In Iowa, Henry's rented an abandoned two-story school building that became home for their workers at the local Louis Rich turkey processing plant. These men did the rankest, most foul jobs available in that circle of hell, unloading and eviscerating the birds and "pulling guts." They did it with evident pride, thousands a day, year after year, and became a limited fixture in the Attalissa community.
Their situation quickly spiraled into abuse, however. The boys were never given a pay raise ? not one ? in more than thirty years, and after Henry's deducted money from their minuscule wages for room, board and various prescribed annual outings, the boys never brought more than $65 per month back to the bunkhouse. They were physically abused, their teeth and health succumbed to neglect and lousy food, they slept on soiled floor mattresses in squalid conditions and learned to shield their food from cockroaches that routinely dropped from the ceilings. The few who attempted escape either disappeared, were caught and returned, or froze to death in the open.
The boys were kept against their will, in the sense that they were chosen because they had none, and were completely pliant. They were trafficked as surely as if they'd been imprisoned behind barbed wire, with lifetimes of wages and experiences robbed from them. No word whether the saying "Work will set you free" was painted anywhere over the doors, but why not? They even assumed that the social worker who finally freed them was their new boss lady, and greeted her warmly.
Who failed them? Everyone. Henry's and their overseers exploited them; governments via police, mental health and labor authorities in Texas and Iowa failed to notice or act on their behalf; their families abandoned them and moved-on, heartbreakingly early in their captivities; and both the Louis Rich slaughterhouse and the townspeople, including the church they attended, just looked the other way as their personal and collective living conditions steadily deteriorated.
Production was maintained. Nobody noticed, nor paid attention, nor asked questions or even visited the bunkhouse. And you just have to wonder: how many other bunkhouses are out there, among such as migrant camps, sweatshops, brothels and elsewhere? Are we complicit, in failing to notice, ask and act?

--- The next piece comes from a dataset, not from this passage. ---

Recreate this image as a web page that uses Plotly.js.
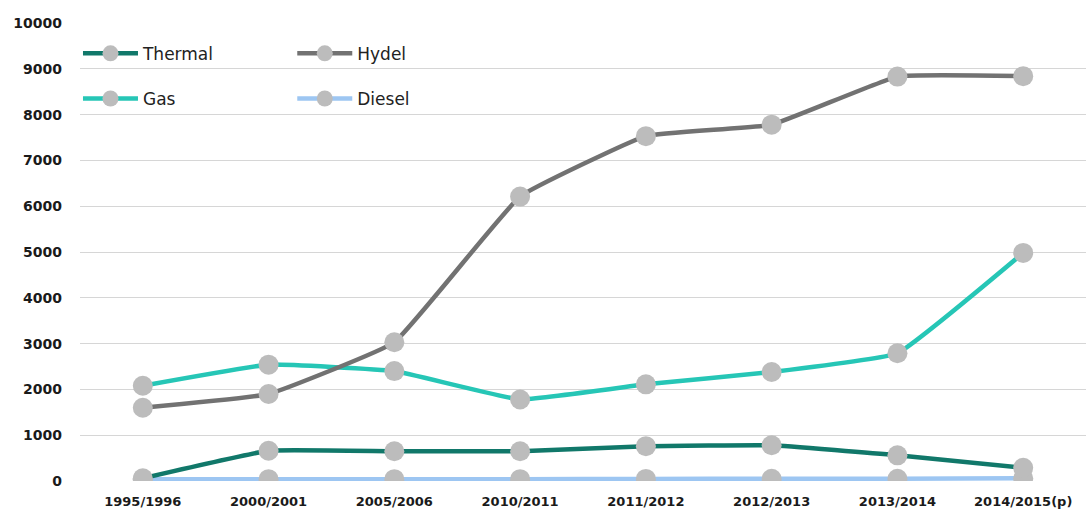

The other story was in Sunday's Chron/SFGate , and nominally concerned the creation and promised enforcement of new rules designed by the city's Main Library to rid the premises of homeless folks who hang out there, and often use it as a restroom and bathing facility.
Now, I understand the need to maintain the facility for its important intended purpose. I also know that "homelessness" is a thorny, seemingly intractable and many-faceted problem and a constant headache for some residents. That said, what bothered me initially is the evident lack of any kind of coordinated community response, beyond encouraging the library to export "the problem" back into the street.
But what was much worse was the utterly snide, nasty and calloused majority of hundreds of commenters who responded to the article. The Most Liked opinion recommended that "homeless advocates ought to have to keep the homeless in their own houses. LOL!" And it went downhill from there. You couldn't even call this the kind of benign neglect that occurred in Iowa, or conclude that these readers were only hostile to the homeless. In their anonymous glory, they didn't even want anyone else to so much as Help the homeless!
It's said that the only good thing about internet anonymity is that you might get to find out what people Really think ? and Lord Knows even this community publication has its challenges with that format. So let's assume that's true and the commenters meant it: this was a failure of empathy on a massive scale. Set in a row with the Bunkhouse horrors, it presents a depressing, if limited review of our culture.
I worry about us ? our pre-occupations with immediate, urgent and personal routines, the ease with which we sever ties and take our leavings, our impersonality, our failures to really connect with each other on a humane level, the absence of real community in our communities. Hell, I even worry that the least-read of my own virtual scribblings hereabouts, by a comfortable margin, was titled The George Saunders Kindness Forum.
These two stories are rife with institutional, community and interpersonal failures. If they don't give us pause to ponder, to vow some greater personal attention to be paid to our fellow travelers, our ties to each other and our expectations of those who lead us, then there will be many more, equally depressing and tragic scenarios headed our way.